Overleveraged realty firms now face the threat of fresh downgrades as slowdown has locked up cash in projects and financial institutions have turned wary of lending to developers.
Profit margins, credit matrix and cash flow of property companies will come under constant pressure owing to slowing sales and large debt, feel credit rating agencies.
"Developers today have few options in terms of financing. Either they have to slow down construction or reduce property prices to catalyse demand,'' said Akash Deep Jyoti, head (corporate and Infrastructure ratings), Crisil. Crisil has assigned non-investment grade ratings to some of the developers, indicating weak financial profile of these companies.
Developers such as Unitech, HDIL, Omaxe, Orbit Corporation, Sobha Developers have borrowed aggressively in the last three years to support their ambitious expansion plans.
"Realty companies are either rolling over their loans or refinancing to pay their existing loans, which is increasing their debt levels. Today their debt levels are same as it were in March 2008,'' said Sandeep Mulik, an analyst with Fitch Ratings.
A re-rating means that their ability to borrow at competitive rates is further hit.
Rajendra Shah, chief financial officer of Akruti City, agrees that times are indeed tough for developers. "It is very difficult to achieve financial closure now. We may postpone the launch of three projects till we tie up for funds,'' Shah says.
On October 15, credit rating firm Fitch downgraded Delhi-based property developer Omaxe's long-term borrowings to 'A -' from 'A' earlier, indicating relatively lower credit quality of its borrowings. ''Liquidity risk is accentuated by a slowdown in the overall real estate market and the increasing reluctance of financial institutions/ banks to fund real estate developers,'' Fitch said.
Fitch has also downgraded borrowings of realty firms such as Parsvnath Developers, Sobha Developers, Purvankara Projects in the last few months, indicating lower credit quality of their borrowings.
Another rating firm Crisil had forecast a credit crunch in the property sector in its report last year.

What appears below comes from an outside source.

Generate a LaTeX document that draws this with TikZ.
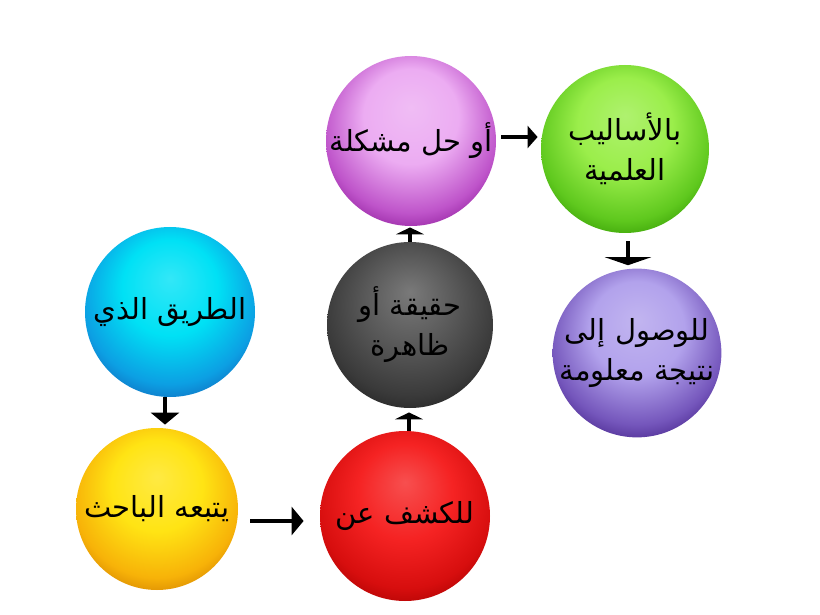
\documentclass[tikz,border=0pt]{standalone}
\usepackage{fontspec}
\newfontfamily\arabicfont[Script=Arabic]{DejaVu Sans}
\TeXXeTstate=1
\usetikzlibrary{arrows.meta}

% sphere look: light top, darker rim and bottom
\pgfdeclareradialshading[spheretop,spherebot]{sphere}{\pgfpoint{0bp}{10bp}}{%
  color(0bp)=(spheretop!80!white); color(14bp)=(spheretop);
  color(26bp)=(spheretop!40!spherebot); color(33bp)=(spherebot!85!black);
  color(50bp)=(spherebot!55!black)}

\definecolor{cyantop}{RGB}{0,225,245}    \definecolor{cyanbot}{RGB}{20,115,215}
\definecolor{yellowtop}{RGB}{255,228,20} \definecolor{yellowbot}{RGB}{242,145,0}
\definecolor{redtop}{RGB}{245,35,35}     \definecolor{redbot}{RGB}{195,0,0}
\definecolor{graytop}{RGB}{88,88,88}     \definecolor{graybot}{RGB}{38,38,38}
\definecolor{purpletop}{RGB}{236,172,242}\definecolor{purplebot}{RGB}{160,25,175}
\definecolor{greentop}{RGB}{155,238,75}  \definecolor{greenbot}{RGB}{55,175,0}
\definecolor{indigotop}{RGB}{178,162,236}\definecolor{indigobot}{RGB}{75,35,155}

\tikzset{
  ball/.style 2 args={circle,inner sep=0pt,minimum size=85pt,align=center,
    font=\arabicfont\fontsize{14.5}{20}\selectfont,text=black,
    /utils/exec={\colorlet{spheretop}{#1}\colorlet{spherebot}{#2}},shading=sphere},
  arr/.style={line width=1.6pt,-{Triangle[width=14pt,length=6pt]}}
}

\begin{document}
\begin{tikzpicture}[x=0.5pt,y=-0.5pt]
\useasboundingbox (0,0) rectangle (820,615);
\node[ball={cyantop}{cyanbot}] (tariq) at (170,312) {\beginR الطريق الذي\endR};
\node[ball={yellowtop}{yellowbot},minimum size=81pt] (baheth) at (157,509) {\beginR يتبعه الباحث\endR};
\node[ball={redtop}{redbot}] (kashf) at (405,516) {\beginR للكشف عن\endR};
\node[ball={graytop}{graybot},minimum size=83pt] (haqiqa) at (410,325) {\beginR حقيقة أو\endR\\ \beginR ظاهرة\endR};
\node[ball={purpletop}{purplebot}] (mushkila) at (411,141) {\beginR أو حل مشكلة\endR};
\node[ball={greentop}{greenbot},minimum size=84pt] (asalib) at (625,149) {\beginR بالأساليب\endR\\ \beginR العلمية\endR};
\node[ball={indigotop}{indigobot},minimum size=84pt] (wusul) at (637,353) {\beginR للوصول إلى\endR\\ \beginR نتيجة معلومة\endR};

\draw[arr,shorten >=1.5pt] ([xshift=-2.5pt]tariq.south) -- ([xshift=-2.5pt]tariq.south |- baheth.north);
\draw[arr,shorten <=6pt,shorten >=8pt] ([yshift=-6pt]baheth.east) -- ([yshift=-6pt]baheth.east -| kashf.west);
\draw[arr,-{Triangle[width=14pt,length=3.5pt]},shorten >=2pt] ([xshift=2pt]kashf.north) -- ([xshift=2pt]kashf.north |- haqiqa.south);
\draw[arr,-{Triangle[width=14pt,length=3.5pt]},shorten >=0.5pt] (haqiqa.north) -- (haqiqa.north |- mushkila.south);
\draw[arr,-{Triangle[width=11pt,length=5pt]},shorten <=2.5pt,shorten >=1.5pt] ([yshift=2pt]mushkila.east) -- ([yshift=2pt]mushkila.east -| asalib.west);
\draw[arr,-{Triangle[width=23pt,length=4pt]},shorten <=4pt,shorten >=1.5pt] ([xshift=1.5pt]asalib.south) -- ([xshift=1.5pt]asalib.south |- wusul.north);
\end{tikzpicture}
\end{document}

The agency has assigned 'AA' rating which denotes high safety category to borrowings of realty firm DLF while borrowings of few other developers have been rated in the BBB category, indicating moderate safety.

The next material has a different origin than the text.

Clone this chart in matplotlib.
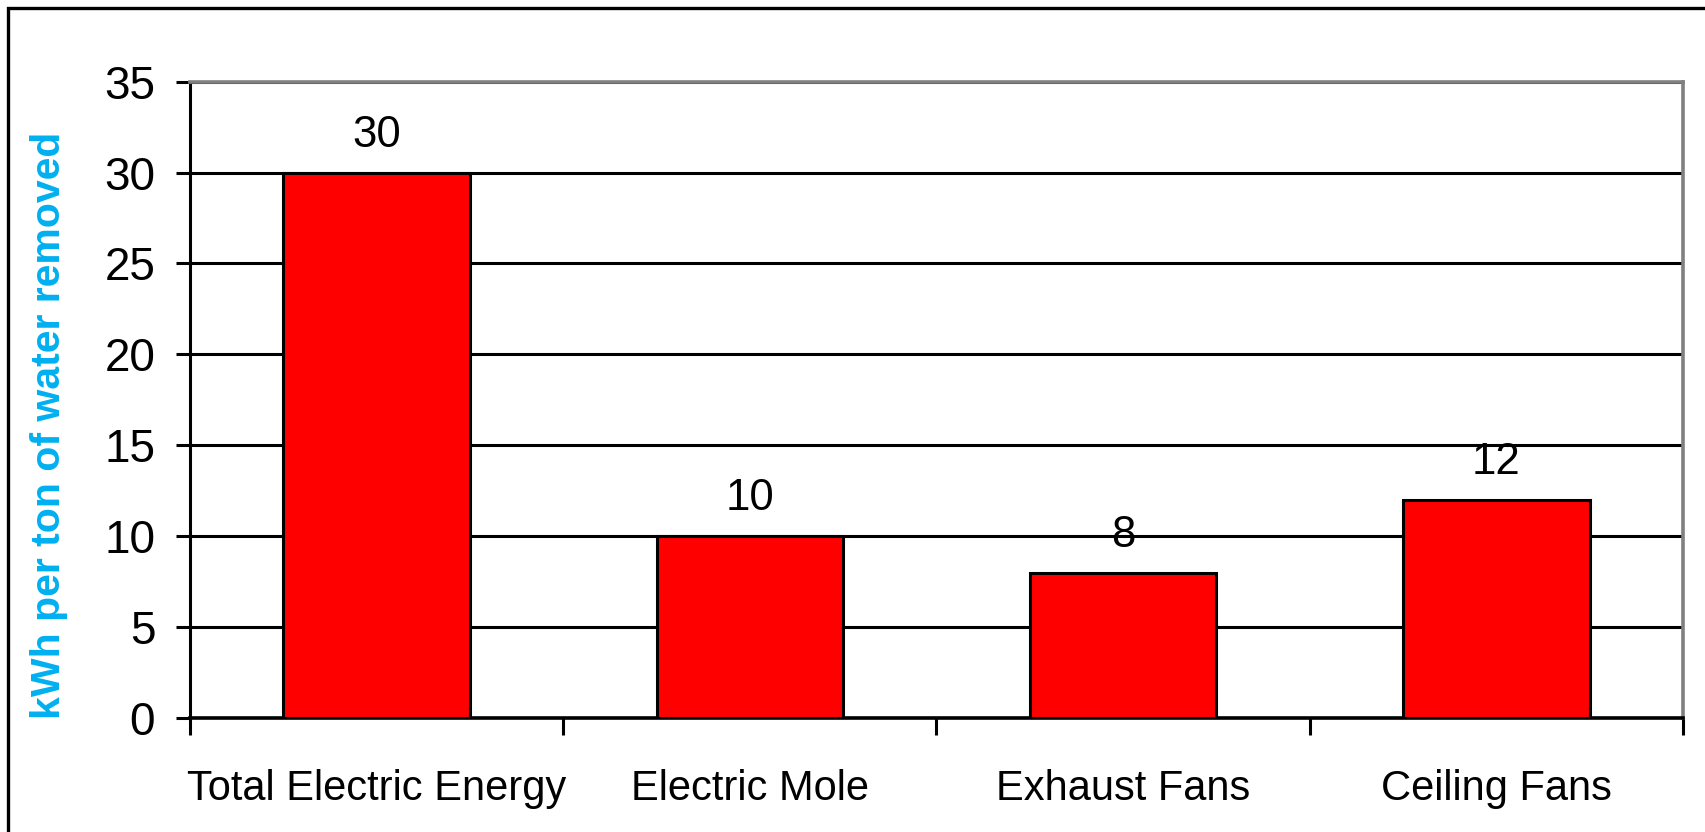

The debt-to-equity ratios of realty companies, barring a few, are rising even after they sold shares to bolster their equity base (see table). For instance, Bangalore-based Sobha raised Rs 570 crore last year by selling shares in an initial public offering. The sale helped the company cut its debt to 1.06 times its equity in the financial year ended March 2007 from 3.19 times its equity a year earlier. Still, the ratio climbed further after the realtor borrowed additional money to fund projects. Its debt-to-equity ratio rose to 1.30 times its equity in the financial year ended 2008.

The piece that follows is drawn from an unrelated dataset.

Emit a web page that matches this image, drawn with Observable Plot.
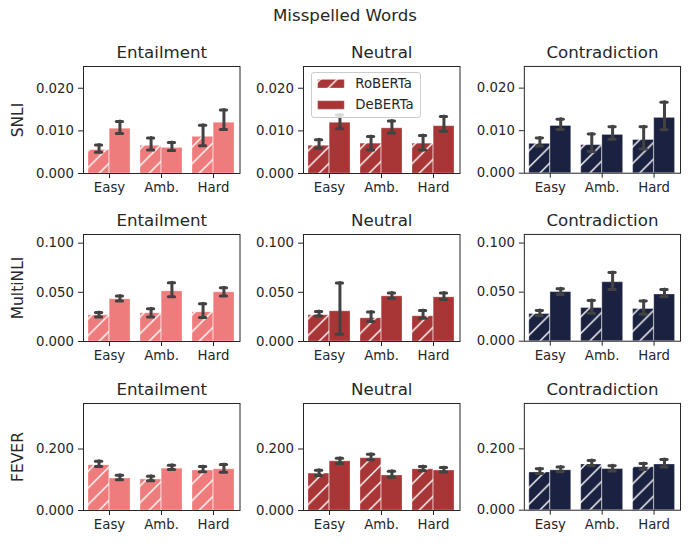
<!DOCTYPE html>
<html><head><meta charset="utf-8">
<script src="https://cdn.jsdelivr.net/npm/d3@7"></script>
<script src="https://cdn.jsdelivr.net/npm/@observablehq/plot@0.6"></script>
<style>
body{margin:0;background:#fff;font-family:"DejaVu Sans",sans-serif;}
#wrap{position:relative;width:690px;height:544px;overflow:hidden;}
.panel{position:absolute;}
#title{position:absolute;left:0;width:690px;top:6px;text-align:center;font-size:16.67px;color:#262626;}
#legend{position:absolute;box-sizing:border-box;background:rgba(255,255,255,0.8);border:1px solid #cccccc;border-radius:3px;}
</style></head><body>
<div id="wrap"><div id="title">Misspelled Words</div></div>
<script>
const difficulties = ["Easy", "Amb.", "Hard"];
const labelNames = ["Entailment", "Neutral", "Contradiction"];
const datasetNames = ["SNLI", "MultiNLI", "FEVER"];
const modelNames = ["RoBERTa", "DeBERTa"];
const labelColors = ["#EF7C7C", "#A83636", "#1B2241"];
const yMaxes = [0.0251, 0.1088, 0.348];
const yTicksSNLI = [0, 0.01, 0.02];
const yTicksMultiNLI = [0, 0.05, 0.1];
const yTicksFEVER = [0, 0.2];

// [mean, low, high] per difficulty (Easy, Amb., Hard)
const snliEntRoberta = [[0.0055,0.0050,0.0067],[0.0065,0.0055,0.0083],[0.0086,0.0065,0.0113]];
const snliEntDeberta = [[0.0105,0.0094,0.0122],[0.0060,0.0054,0.0073],[0.0119,0.0103,0.0149]];
const snliNeuRoberta = [[0.0065,0.0059,0.0079],[0.0070,0.0055,0.0087],[0.0070,0.0055,0.0089]];
const snliNeuDeberta = [[0.0119,0.0105,0.0137],[0.0106,0.0095,0.0123],[0.0111,0.0099,0.0134]];
const snliConRoberta = [[0.0069,0.0064,0.0083],[0.0066,0.0051,0.0092],[0.0078,0.0057,0.0109]];
const snliConDeberta = [[0.0111,0.0103,0.0127],[0.0090,0.0080,0.0109],[0.0130,0.0102,0.0167]];
const mnliEntRoberta = [[0.0267,0.0250,0.0294],[0.0287,0.0250,0.0334],[0.0297,0.0243,0.0385]];
const mnliEntDeberta = [[0.0429,0.0412,0.0463],[0.0510,0.0456,0.0598],[0.0500,0.0463,0.0547]];
const mnliNeuRoberta = [[0.0267,0.0260,0.0304],[0.0236,0.0203,0.0301],[0.0257,0.0236,0.0314]];
const mnliNeuDeberta = [[0.0307,0.0074,0.0595],[0.0459,0.0436,0.0493],[0.0449,0.0426,0.0493]];
const mnliConRoberta = [[0.0277,0.0260,0.0314],[0.0338,0.0284,0.0416],[0.0328,0.0274,0.0409]];
const mnliConDeberta = [[0.0500,0.0476,0.0534],[0.0601,0.0527,0.0699],[0.0476,0.0453,0.0527]];
const feverEntRoberta = [[0.147,0.143,0.160],[0.101,0.097,0.111],[0.130,0.126,0.143]];
const feverEntDeberta = [[0.104,0.100,0.115],[0.136,0.133,0.147],[0.134,0.124,0.150]];
const feverNeuRoberta = [[0.120,0.114,0.131],[0.170,0.165,0.183],[0.134,0.129,0.143]];
const feverNeuDeberta = [[0.160,0.153,0.170],[0.114,0.108,0.128],[0.130,0.125,0.140]];
const feverConRoberta = [[0.123,0.120,0.135],[0.149,0.145,0.162],[0.140,0.133,0.152]];
const feverConDeberta = [[0.130,0.125,0.141],[0.134,0.128,0.145],[0.149,0.141,0.165]];

const panelValues = [
  [[snliEntRoberta, snliEntDeberta], [snliNeuRoberta, snliNeuDeberta], [snliConRoberta, snliConDeberta]],
  [[mnliEntRoberta, mnliEntDeberta], [mnliNeuRoberta, mnliNeuDeberta], [mnliConRoberta, mnliConDeberta]],
  [[feverEntRoberta, feverEntDeberta], [feverNeuRoberta, feverNeuDeberta], [feverConRoberta, feverConDeberta]]
];
const rowTicks = [yTicksSNLI, yTicksMultiNLI, yTicksFEVER];

// layout
const frameLefts = [83, 303, 524];
const frameTops = [65.7, 234, 403.3];
const frameW = 156.5, frameH = 107;
const mL = 80, mR = 10, mT = 30, mB = 30;
const ink = "#262626";
const errColor = "#424242";

const wrap = document.getElementById("wrap");
const S = 16.67;
// hatch pattern defs
const defs = document.createElementNS("http://www.w3.org/2000/svg", "svg");
defs.setAttribute("width", 0); defs.setAttribute("height", 0);
defs.style.position = "absolute";
defs.innerHTML = "<defs>" + labelColors.map((c, i) =>
  `<pattern id="hatch${i}" patternUnits="userSpaceOnUse" width="${S}" height="${S}">
     <rect width="${S}" height="${S}" fill="${c}"/>
     <path d="M0,${S} L${S},0 M-2,2 L2,-2 M${S-2},${S+2} L${S+2},${S-2}" stroke="white" stroke-width="1.4"/>
   </pattern>`).join("") + "</defs>";
wrap.appendChild(defs);

const fmt = d3.format(".3f");
const step = frameW / 3;
const bw = step * 0.8;
const capHalf = 3;

for (let r = 0; r < 3; r++) {
  for (let c = 0; c < 3; c++) {
    const [rob, deb] = panelValues[r][c];
    const toRows = (arr) => difficulties.map((d, i) => ({difficulty: d, mean: arr[i][0], lo: arr[i][1], hi: arr[i][2]}));
    const rRows = toRows(rob), dRows = toRows(deb);
    const color = labelColors[c];
    const marks = [
      Plot.barY(rRows, {x: "difficulty", y: "mean", fill: `url(#hatch${c})`, insetRight: bw / 2 + 0.3, stroke: "white", strokeOpacity: 0.3, strokeWidth: 1}),
      Plot.barY(dRows, {x: "difficulty", y: "mean", fill: color, insetLeft: bw / 2 + 0.3, stroke: "white", strokeOpacity: 0.3, strokeWidth: 1}),
      Plot.ruleX(rRows, {x: "difficulty", y1: "lo", y2: "hi", dx: -bw / 4, stroke: errColor, strokeWidth: 3, strokeLinecap: "round"}),
      Plot.ruleX(dRows, {x: "difficulty", y1: "lo", y2: "hi", dx: bw / 4, stroke: errColor, strokeWidth: 3, strokeLinecap: "round"}),
      Plot.tickY(rRows, {x: "difficulty", y: "lo", insetLeft: bw / 4 - capHalf, insetRight: bw * 3 / 4 - capHalf, stroke: errColor, strokeWidth: 3, strokeLinecap: "round"}),
      Plot.tickY(rRows, {x: "difficulty", y: "hi", insetLeft: bw / 4 - capHalf, insetRight: bw * 3 / 4 - capHalf, stroke: errColor, strokeWidth: 3, strokeLinecap: "round"}),
      Plot.tickY(dRows, {x: "difficulty", y: "lo", insetLeft: bw * 3 / 4 - capHalf, insetRight: bw / 4 - capHalf, stroke: errColor, strokeWidth: 3, strokeLinecap: "round"}),
      Plot.tickY(dRows, {x: "difficulty", y: "hi", insetLeft: bw * 3 / 4 - capHalf, insetRight: bw / 4 - capHalf, stroke: errColor, strokeWidth: 3, strokeLinecap: "round"}),
      Plot.frame({stroke: ink, strokeWidth: 1}),
      Plot.axisX({label: null, tickSize: 5, tickPadding: 4, fontSize: 13.3, stroke: ink, fill: ink}),
      Plot.axisY({label: null, ticks: rowTicks[r], tickFormat: fmt, tickSize: 5, tickPadding: 4.5, fontSize: 13.3, stroke: ink, fill: ink}),
      Plot.text([labelNames[c]], {text: d => d, frameAnchor: "top", dy: -8.7, lineAnchor: "bottom", fontSize: 16.67, fill: ink})
    ];
    if (c === 0) {
      marks.push(Plot.text([datasetNames[r]], {text: d => d, frameAnchor: "left", dx: -65, rotate: -90, textAnchor: "middle", lineAnchor: "middle", fontSize: 15.5, fill: ink}));
    }
    const chart = Plot.plot({
      width: frameW + mL + mR,
      height: frameH + mT + mB,
      marginLeft: mL, marginRight: mR, marginTop: mT, marginBottom: mB,
      style: {fontFamily: "DejaVu Sans", color: ink, background: "transparent", overflow: "visible"},
      x: {type: "band", domain: difficulties, paddingInner: 0.2, paddingOuter: 0.1},
      y: {domain: [0, yMaxes[r]]},
      marks
    });
    const div = document.createElement("div");
    div.className = "panel";
    div.style.left = (frameLefts[c] - mL) + "px";
    div.style.top = (frameTops[r] - mT) + "px";
    div.appendChild(chart);
    wrap.appendChild(div);
  }
}

// legend (in Neutral / SNLI panel)
const legend = document.createElement("div");
legend.id = "legend";
legend.style.left = "310.7px"; legend.style.top = "72.3px";
legend.style.width = "110.5px"; legend.style.height = "45.5px";
legend.innerHTML = `<svg width="110" height="45" style="position:absolute;left:-1px;top:-1px;overflow:visible;font-family:'DejaVu Sans';">
  ${modelNames.map((m, i) => `
    <rect x="6.6" y="${7.4 + i * 21.3}" width="26.7" height="8.6" fill="${i === 0 ? 'url(#hatch1)' : labelColors[1]}" stroke="white" stroke-opacity="0.3"/>
    <text x="44.3" y="${15.6 + i * 21.5}" font-size="13.3" fill="${ink}">${m}</text>`).join("")}
</svg>`;
wrap.appendChild(legend);
</script>
</body></html>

Similarly, Mumbai-based HDIL's debt-to-equity ratio has moved up from 0.63:1 in FY07 to 0.80:1 in FY08. This is despite the company raising Rs 1,485 crore from an initial share sale in July 2007.
Slowing property sales in the current financial year and higher lending rates may skew the debt-to-equity ratio again, analysts say.
Realty companies claim that the sharp spurt in debts was in tune with their expansion plans and are backed by assets. Most of them say they have already borrowed funds to meet their current requirements and will not launch any new projects till the liquidity scenario improves.
HDIL, the country's third largest developer, has raised Rs 3,000 crore in the first half of this year, mainly for its airport rehabilitation project in Mumbai. The company had a debt portfolio of Rs 3,800 crore as on June 30 this year.
"When we raised funds, we were aware that situation will not be favourable in the coming months. We will not require funds for the next six months as we have already tied up all our needs,'' said Hari Pande of HDIL.
To maintain a balance and correct the debt-to-equity ratio, some property developers are taking corrective measures and repaying part of the debt. Pande said they had reduced their debt by 10 per cent in the second quarter of the current financial year.
Some companies such as Sobha are mostly banking on equity markets to meet their fund requirements. The company has announced a rights issue of Rs 350 crore and going ahead with its plans.
"There is no denying that developers must bring down debt levels to be in the business,'' said JC Sharma, managing director of Sobha Developers Sobha recently got $20 million PE funding.